Despite the brawl, the cramped seats and the lurching moti
on of the bus, I found myself brimming with energy. Frank Hayter’s story and his discovery of a mine-shaft could have come from Rider Haggard’s own pen. Hayter’s book spoke of ferocious tribes and ravening wild beasts, of hunters without fear, of treasure maps and gold beyond measure.
From what I could make out, Hayter never prospected in the south of Ethiopia, perhaps because the rich southern seam, known as the Adola greenstone belt, was not discovered until after the Second World War. In Hayter’s time, prospectors worked the rivers and mountains of the west, and the great gold seam on the Eritrean border.
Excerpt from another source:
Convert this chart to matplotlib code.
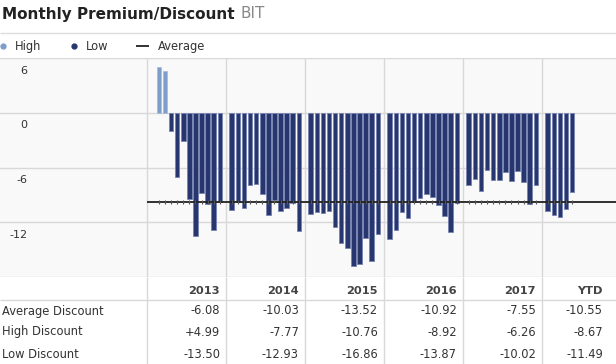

The problem with searching for ancient gold mines is that, like any mineral, gold can be mined out. Hundreds of thousands of slaves would have been able to work through entire hillsides, extracting almost all the ore. In the same way, a man in search of oil wells in three thousand years’ time will probably find not a trace of oil left.
As we drove Samson rambled on about Kebra Mengist. He said his home town was the finest place in Ethiopia, blessed with the best food, the cleanest water, the most beautiful girls and the most chivalrous townsfolk. As for the gold mines, he claimed they were very extensive indeed. I was nervous that a foreigner arriving on the scene, even escorted by a local, would be regarded with suspicion. Samson said that Kebra Mengist was his town, and the miners were his people. They knew him and he knew them. He would protect me.
Late afternoon became early evening, and the bus rolled on. The earth turned from red clay to sand and back to red clay again. Gradually the scenery changed. The land became more fertile, dotted with banana plants and tall trees bearing flame-red flowers. The huts were different, too, their walls fashioned from wickerwork, with a pot woven into the apex of each thatched roof. Until then, most of the huts we had seen were made from wattle and daub.